▶ _INFORMATION SUPPLIED_:

>> start

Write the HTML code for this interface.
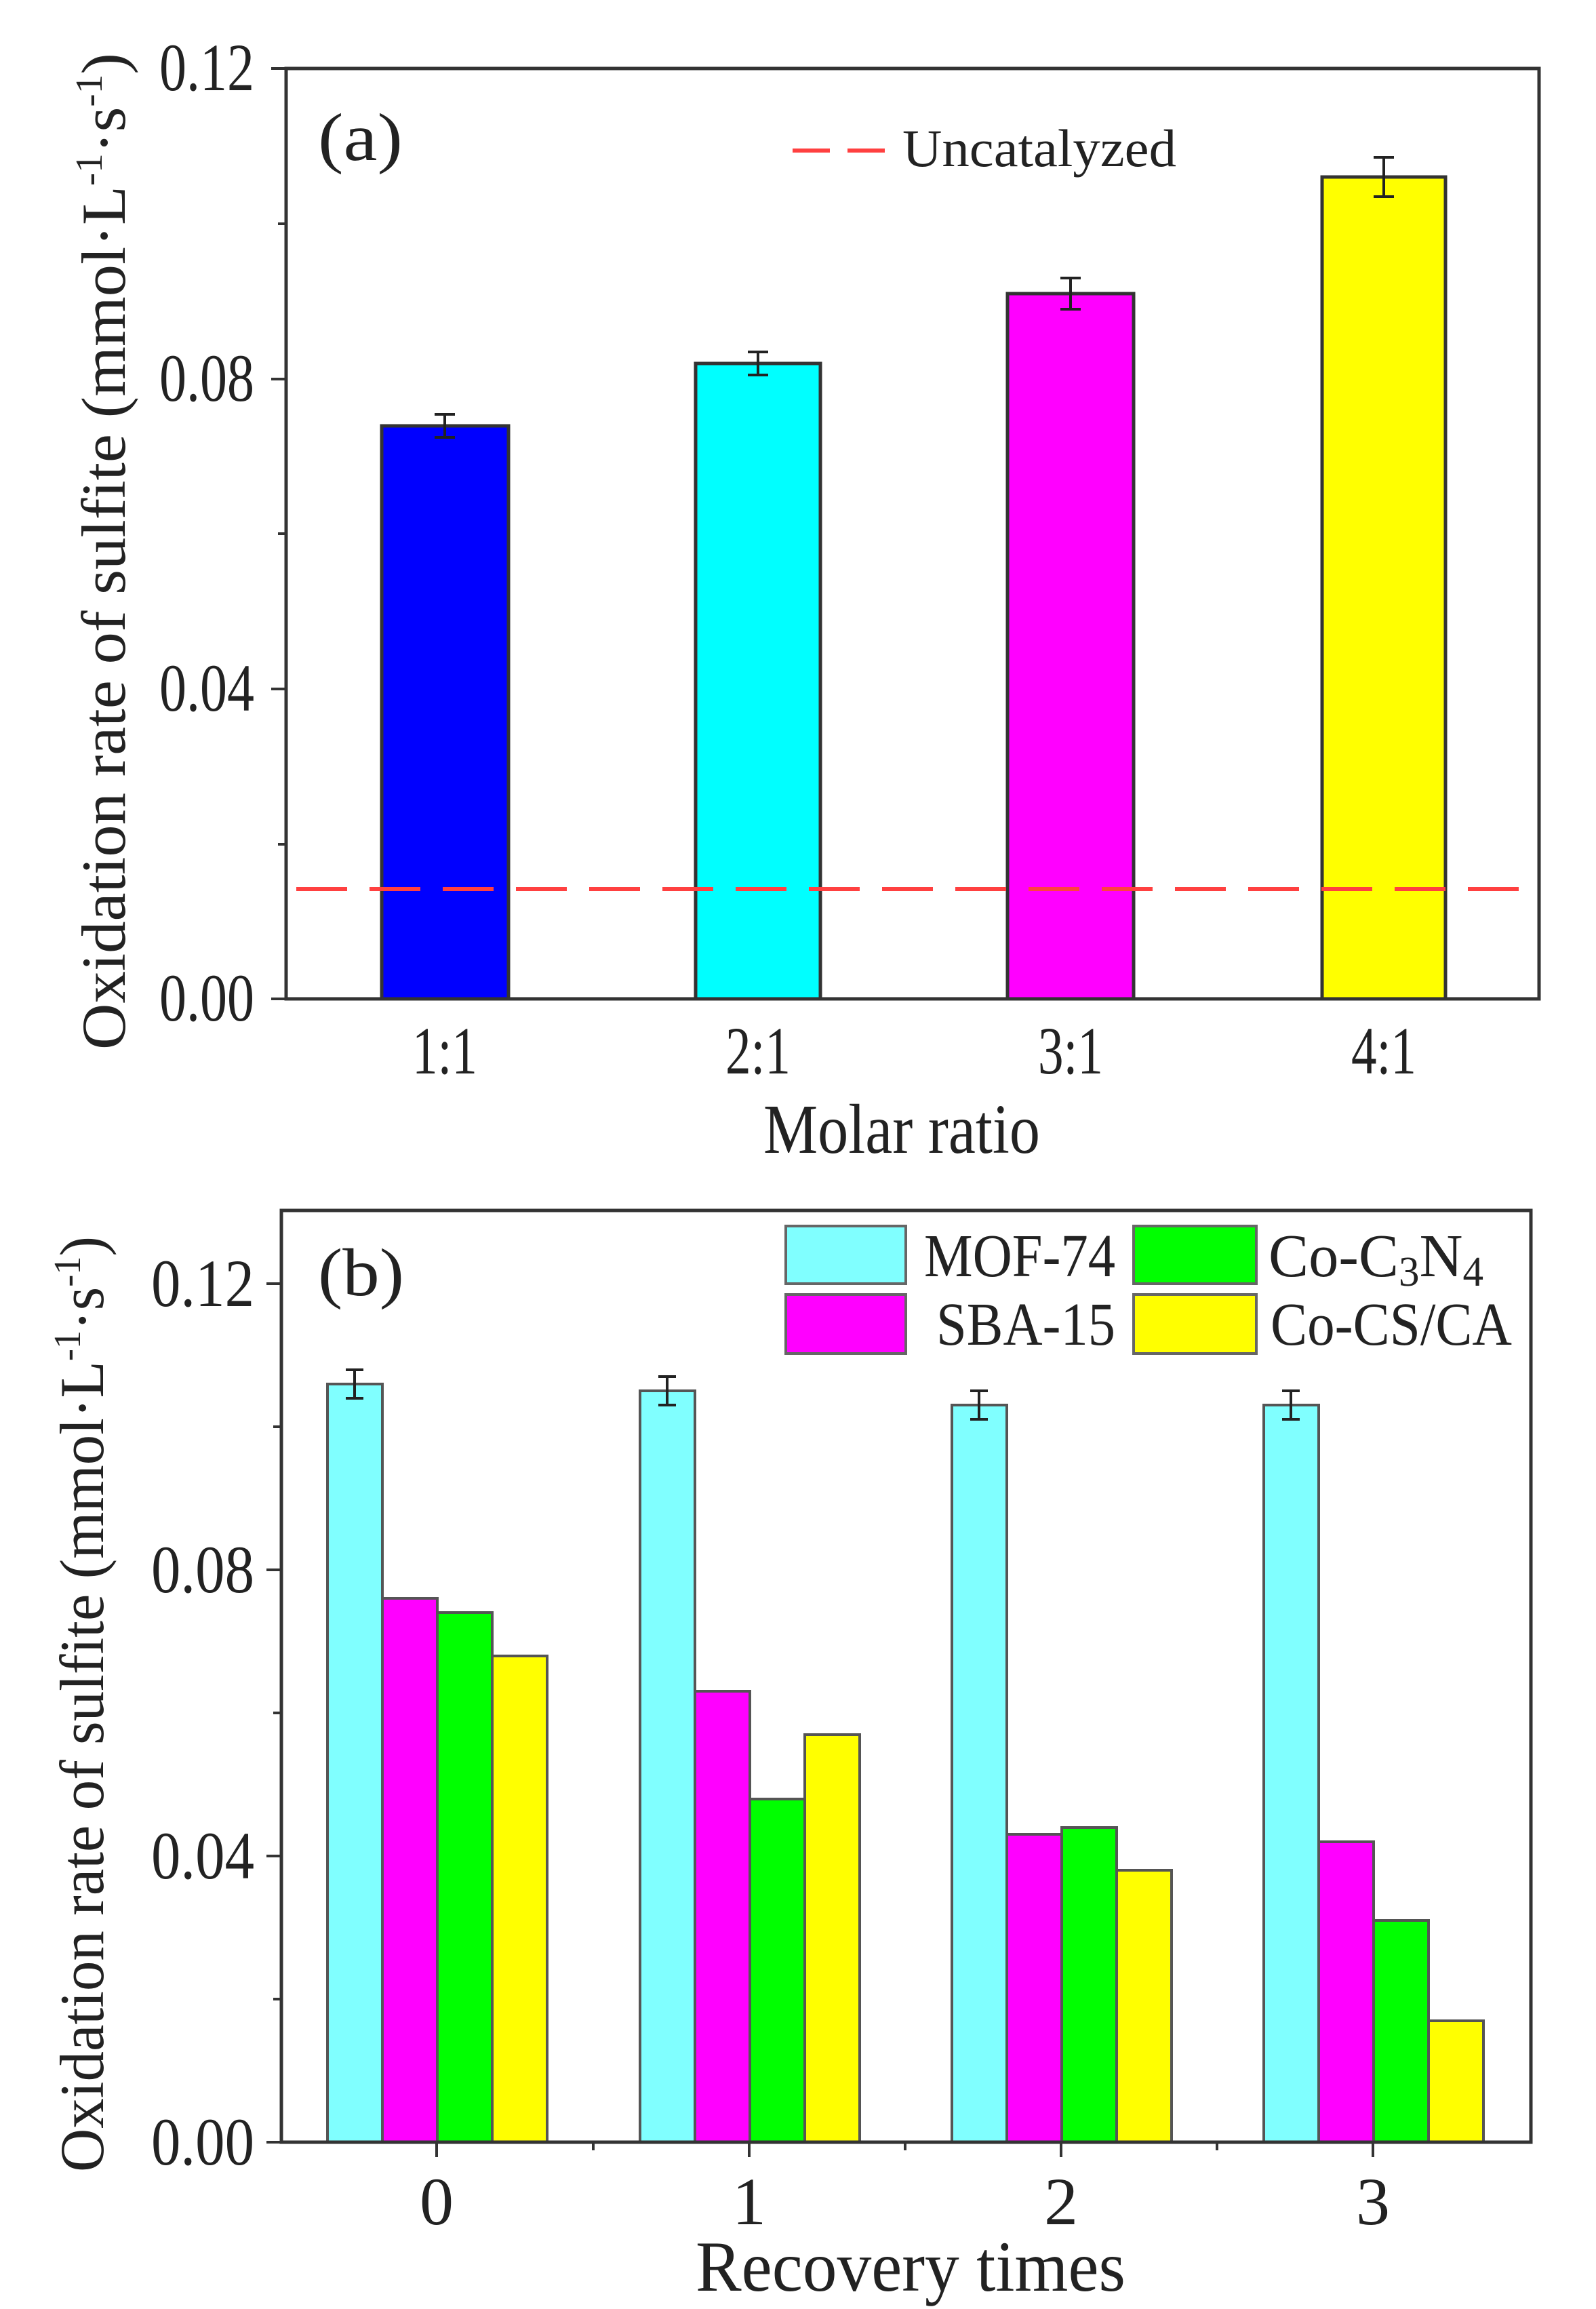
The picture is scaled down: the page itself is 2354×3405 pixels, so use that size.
<!DOCTYPE html>
<html><head><meta charset="utf-8"><style>
html,body{margin:0;padding:0;background:#fff}
svg{display:block}
text{font-family:"Liberation Serif",serif;fill:#222}
</style></head><body>
<svg width="2354" height="3405" viewBox="0 0 2354 3405" xmlns="http://www.w3.org/2000/svg">
<!-- Panel a -->
<g stroke="#333" stroke-width="5">
<rect x="563" y="628" width="187" height="845" fill="#0000ff"/>
<rect x="1026" y="536" width="184" height="937" fill="#00ffff"/>
<rect x="1486" y="433" width="186" height="1040" fill="#ff00ff"/>
<rect x="1950" y="261" width="182" height="1212" fill="#ffff00"/>
</g>
<g stroke="#222" stroke-width="4" fill="none">
<path d="M656 611V645M641 611H671M641 645H671"/>
<path d="M1118 519V553M1103 519H1133M1103 553H1133"/>
<path d="M1579 410V456M1564 410H1594M1564 456H1594"/>
<path d="M2041 232V290M2026 232H2056M2026 290H2056"/>
</g>
<line x1="437" y1="1311" x2="2263" y2="1311" stroke="#ff4040" stroke-width="6" stroke-dasharray="75,33"/>
<rect x="422" y="101" width="1848" height="1372" fill="none" stroke="#333" stroke-width="5"/>
<g stroke="#333" stroke-width="4">
<path d="M400 1473H422M400 1016H422M400 559H422M400 101H422M410 1245H422M410 787H422M410 330H422"/>
</g>
<line x1="1169" y1="222" x2="1305" y2="222" stroke="#ff4040" stroke-width="6" stroke-dasharray="55,26"/>
<text x="1331" y="245" font-size="78" textLength="404" lengthAdjust="spacingAndGlyphs">Uncatalyzed</text>
<text x="469" y="236" font-size="100" textLength="125" lengthAdjust="spacingAndGlyphs">(a)</text>
<g font-size="100" text-anchor="end">
<text x="375" y="133" textLength="140" lengthAdjust="spacingAndGlyphs">0.12</text>
<text x="375" y="591" textLength="140" lengthAdjust="spacingAndGlyphs">0.08</text>
<text x="375" y="1048" textLength="140" lengthAdjust="spacingAndGlyphs">0.04</text>
<text x="375" y="1505" textLength="140" lengthAdjust="spacingAndGlyphs">0.00</text>
</g>
<g font-size="100" text-anchor="middle">
<text x="656" y="1583" textLength="96" lengthAdjust="spacingAndGlyphs">1:1</text>
<text x="1118" y="1583" textLength="96" lengthAdjust="spacingAndGlyphs">2:1</text>
<text x="1579" y="1583" textLength="96" lengthAdjust="spacingAndGlyphs">3:1</text>
<text x="2041" y="1583" textLength="96" lengthAdjust="spacingAndGlyphs">4:1</text>
</g>
<text x="1330" y="1700" font-size="104" text-anchor="middle" textLength="408" lengthAdjust="spacingAndGlyphs">Molar ratio</text>
<text transform="translate(184,1548) rotate(-90)" font-size="92" textLength="1470" lengthAdjust="spacingAndGlyphs">Oxidation rate of sulfite (mmol·L<tspan dy="-34" font-size="56">-1</tspan><tspan dy="34">·s</tspan><tspan dy="-34" font-size="56">-1</tspan><tspan dy="34">)</tspan></text>

<!-- Panel b -->
<g stroke="#555" stroke-width="4">
<rect x="483" y="2041" width="81" height="1118" fill="#80ffff"/>
<rect x="564" y="2357" width="81" height="802" fill="#ff00ff"/>
<rect x="645" y="2378" width="81" height="781" fill="#00ff00"/>
<rect x="726" y="2442" width="81" height="717" fill="#ffff00"/>
<rect x="944" y="2051" width="81" height="1108" fill="#80ffff"/>
<rect x="1025" y="2494" width="81" height="665" fill="#ff00ff"/>
<rect x="1106" y="2653" width="81" height="506" fill="#00ff00"/>
<rect x="1187" y="2558" width="81" height="601" fill="#ffff00"/>
<rect x="1404" y="2072" width="81" height="1087" fill="#80ffff"/>
<rect x="1485" y="2705" width="81" height="454" fill="#ff00ff"/>
<rect x="1566" y="2695" width="81" height="464" fill="#00ff00"/>
<rect x="1647" y="2758" width="81" height="401" fill="#ffff00"/>
<rect x="1864" y="2072" width="81" height="1087" fill="#80ffff"/>
<rect x="1945" y="2716" width="81" height="443" fill="#ff00ff"/>
<rect x="2026" y="2832" width="81" height="327" fill="#00ff00"/>
<rect x="2107" y="2980" width="81" height="179" fill="#ffff00"/>
</g>
<g stroke="#222" stroke-width="4" fill="none">
<path d="M523 2020V2062M510 2020H536M510 2062H536"/>
<path d="M984 2030V2072M971 2030H997M971 2072H997"/>
<path d="M1444 2051V2093M1431 2051H1457M1431 2093H1457"/>
<path d="M1904 2051V2093M1891 2051H1917M1891 2093H1917"/>
</g>
<rect x="415" y="1785" width="1843" height="1374" fill="none" stroke="#333" stroke-width="5"/>
<g stroke="#333" stroke-width="4">
<path d="M393 3159H415M393 2737H415M393 2315H415M393 1893H415M403 2948H415M403 2526H415M403 2104H415"/>
<path d="M644 3159V3181M1105 3159V3181M1565 3159V3181M2025 3159V3181M875 3159V3171M1335 3159V3171M1795 3159V3171"/>
</g>
<g stroke="#666" stroke-width="4">
<rect x="1159" y="1808" width="177" height="85" fill="#80ffff"/>
<rect x="1672" y="1808" width="181" height="85" fill="#00ff00"/>
<rect x="1159" y="1909" width="177" height="87" fill="#ff00ff"/>
<rect x="1672" y="1909" width="181" height="87" fill="#ffff00"/>
</g>
<g font-size="90">
<text x="1363" y="1882" textLength="282" lengthAdjust="spacingAndGlyphs">MOF-74</text>
<text x="1381" y="1983" textLength="264" lengthAdjust="spacingAndGlyphs">SBA-15</text>
<text x="1871" y="1882" textLength="317" lengthAdjust="spacingAndGlyphs">Co-C<tspan font-size="62" dy="14">3</tspan><tspan dy="-14">N</tspan><tspan font-size="62" dy="14">4</tspan></text>
<text x="1874" y="1983" textLength="356" lengthAdjust="spacingAndGlyphs">Co-CS/CA</text>
</g>
<text x="469" y="1910" font-size="100" textLength="127" lengthAdjust="spacingAndGlyphs">(b)</text>
<g font-size="100" text-anchor="end">
<text x="375" y="1926" textLength="152" lengthAdjust="spacingAndGlyphs">0.12</text>
<text x="375" y="2348" textLength="152" lengthAdjust="spacingAndGlyphs">0.08</text>
<text x="375" y="2770" textLength="152" lengthAdjust="spacingAndGlyphs">0.04</text>
<text x="375" y="3192" textLength="152" lengthAdjust="spacingAndGlyphs">0.00</text>
</g>
<g font-size="100" text-anchor="middle">
<text x="644" y="3280">0</text>
<text x="1105" y="3280">1</text>
<text x="1565" y="3280">2</text>
<text x="2025" y="3280">3</text>
</g>
<text x="1343" y="3378" font-size="106" text-anchor="middle" textLength="634" lengthAdjust="spacingAndGlyphs">Recovery times</text>
<text transform="translate(152,3203) rotate(-90)" font-size="92" textLength="1380" lengthAdjust="spacingAndGlyphs">Oxidation rate of sulfite (mmol·L<tspan dy="-34" font-size="56">-1</tspan><tspan dy="34">·s</tspan><tspan dy="-34" font-size="56">-1</tspan><tspan dy="34">)</tspan></text>
</svg>
</body></html>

>> end

Retype the listing exactly. Pictures do not belong in the copy.

Write the HTML code for this interface.
The picture is scaled down: the page itself is 2354×3405 pixels, so use that size.
<!DOCTYPE html>
<html><head><meta charset="utf-8"><style>
html,body{margin:0;padding:0;background:#fff}
svg{display:block}
text{font-family:"Liberation Serif",serif;fill:#222}
</style></head><body>
<svg width="2354" height="3405" viewBox="0 0 2354 3405" xmlns="http://www.w3.org/2000/svg">
<!-- Panel a -->
<g stroke="#333" stroke-width="5">
<rect x="563" y="628" width="187" height="845" fill="#0000ff"/>
<rect x="1026" y="536" width="184" height="937" fill="#00ffff"/>
<rect x="1486" y="433" width="186" height="1040" fill="#ff00ff"/>
<rect x="1950" y="261" width="182" height="1212" fill="#ffff00"/>
</g>
<g stroke="#222" stroke-width="4" fill="none">
<path d="M656 611V645M641 611H671M641 645H671"/>
<path d="M1118 519V553M1103 519H1133M1103 553H1133"/>
<path d="M1579 410V456M1564 410H1594M1564 456H1594"/>
<path d="M2041 232V290M2026 232H2056M2026 290H2056"/>
</g>
<line x1="437" y1="1311" x2="2263" y2="1311" stroke="#ff4040" stroke-width="6" stroke-dasharray="75,33"/>
<rect x="422" y="101" width="1848" height="1372" fill="none" stroke="#333" stroke-width="5"/>
<g stroke="#333" stroke-width="4">
<path d="M400 1473H422M400 1016H422M400 559H422M400 101H422M410 1245H422M410 787H422M410 330H422"/>
</g>
<line x1="1169" y1="222" x2="1305" y2="222" stroke="#ff4040" stroke-width="6" stroke-dasharray="55,26"/>
<text x="1331" y="245" font-size="78" textLength="404" lengthAdjust="spacingAndGlyphs">Uncatalyzed</text>
<text x="469" y="236" font-size="100" textLength="125" lengthAdjust="spacingAndGlyphs">(a)</text>
<g font-size="100" text-anchor="end">
<text x="375" y="133" textLength="140" lengthAdjust="spacingAndGlyphs">0.12</text>
<text x="375" y="591" textLength="140" lengthAdjust="spacingAndGlyphs">0.08</text>
<text x="375" y="1048" textLength="140" lengthAdjust="spacingAndGlyphs">0.04</text>
<text x="375" y="1505" textLength="140" lengthAdjust="spacingAndGlyphs">0.00</text>
</g>
<g font-size="100" text-anchor="middle">
<text x="656" y="1583" textLength="96" lengthAdjust="spacingAndGlyphs">1:1</text>
<text x="1118" y="1583" textLength="96" lengthAdjust="spacingAndGlyphs">2:1</text>
<text x="1579" y="1583" textLength="96" lengthAdjust="spacingAndGlyphs">3:1</text>
<text x="2041" y="1583" textLength="96" lengthAdjust="spacingAndGlyphs">4:1</text>
</g>
<text x="1330" y="1700" font-size="104" text-anchor="middle" textLength="408" lengthAdjust="spacingAndGlyphs">Molar ratio</text>
<text transform="translate(184,1548) rotate(-90)" font-size="92" textLength="1470" lengthAdjust="spacingAndGlyphs">Oxidation rate of sulfite (mmol·L<tspan dy="-34" font-size="56">-1</tspan><tspan dy="34">·s</tspan><tspan dy="-34" font-size="56">-1</tspan><tspan dy="34">)</tspan></text>

<!-- Panel b -->
<g stroke="#555" stroke-width="4">
<rect x="483" y="2041" width="81" height="1118" fill="#80ffff"/>
<rect x="564" y="2357" width="81" height="802" fill="#ff00ff"/>
<rect x="645" y="2378" width="81" height="781" fill="#00ff00"/>
<rect x="726" y="2442" width="81" height="717" fill="#ffff00"/>
<rect x="944" y="2051" width="81" height="1108" fill="#80ffff"/>
<rect x="1025" y="2494" width="81" height="665" fill="#ff00ff"/>
<rect x="1106" y="2653" width="81" height="506" fill="#00ff00"/>
<rect x="1187" y="2558" width="81" height="601" fill="#ffff00"/>
<rect x="1404" y="2072" width="81" height="1087" fill="#80ffff"/>
<rect x="1485" y="2705" width="81" height="454" fill="#ff00ff"/>
<rect x="1566" y="2695" width="81" height="464" fill="#00ff00"/>
<rect x="1647" y="2758" width="81" height="401" fill="#ffff00"/>
<rect x="1864" y="2072" width="81" height="1087" fill="#80ffff"/>
<rect x="1945" y="2716" width="81" height="443" fill="#ff00ff"/>
<rect x="2026" y="2832" width="81" height="327" fill="#00ff00"/>
<rect x="2107" y="2980" width="81" height="179" fill="#ffff00"/>
</g>
<g stroke="#222" stroke-width="4" fill="none">
<path d="M523 2020V2062M510 2020H536M510 2062H536"/>
<path d="M984 2030V2072M971 2030H997M971 2072H997"/>
<path d="M1444 2051V2093M1431 2051H1457M1431 2093H1457"/>
<path d="M1904 2051V2093M1891 2051H1917M1891 2093H1917"/>
</g>
<rect x="415" y="1785" width="1843" height="1374" fill="none" stroke="#333" stroke-width="5"/>
<g stroke="#333" stroke-width="4">
<path d="M393 3159H415M393 2737H415M393 2315H415M393 1893H415M403 2948H415M403 2526H415M403 2104H415"/>
<path d="M644 3159V3181M1105 3159V3181M1565 3159V3181M2025 3159V3181M875 3159V3171M1335 3159V3171M1795 3159V3171"/>
</g>
<g stroke="#666" stroke-width="4">
<rect x="1159" y="1808" width="177" height="85" fill="#80ffff"/>
<rect x="1672" y="1808" width="181" height="85" fill="#00ff00"/>
<rect x="1159" y="1909" width="177" height="87" fill="#ff00ff"/>
<rect x="1672" y="1909" width="181" height="87" fill="#ffff00"/>
</g>
<g font-size="90">
<text x="1363" y="1882" textLength="282" lengthAdjust="spacingAndGlyphs">MOF-74</text>
<text x="1381" y="1983" textLength="264" lengthAdjust="spacingAndGlyphs">SBA-15</text>
<text x="1871" y="1882" textLength="317" lengthAdjust="spacingAndGlyphs">Co-C<tspan font-size="62" dy="14">3</tspan><tspan dy="-14">N</tspan><tspan font-size="62" dy="14">4</tspan></text>
<text x="1874" y="1983" textLength="356" lengthAdjust="spacingAndGlyphs">Co-CS/CA</text>
</g>
<text x="469" y="1910" font-size="100" textLength="127" lengthAdjust="spacingAndGlyphs">(b)</text>
<g font-size="100" text-anchor="end">
<text x="375" y="1926" textLength="152" lengthAdjust="spacingAndGlyphs">0.12</text>
<text x="375" y="2348" textLength="152" lengthAdjust="spacingAndGlyphs">0.08</text>
<text x="375" y="2770" textLength="152" lengthAdjust="spacingAndGlyphs">0.04</text>
<text x="375" y="3192" textLength="152" lengthAdjust="spacingAndGlyphs">0.00</text>
</g>
<g font-size="100" text-anchor="middle">
<text x="644" y="3280">0</text>
<text x="1105" y="3280">1</text>
<text x="1565" y="3280">2</text>
<text x="2025" y="3280">3</text>
</g>
<text x="1343" y="3378" font-size="106" text-anchor="middle" textLength="634" lengthAdjust="spacingAndGlyphs">Recovery times</text>
<text transform="translate(152,3203) rotate(-90)" font-size="92" textLength="1380" lengthAdjust="spacingAndGlyphs">Oxidation rate of sulfite (mmol·L<tspan dy="-34" font-size="56">-1</tspan><tspan dy="34">·s</tspan><tspan dy="-34" font-size="56">-1</tspan><tspan dy="34">)</tspan></text>
</svg>
</body></html>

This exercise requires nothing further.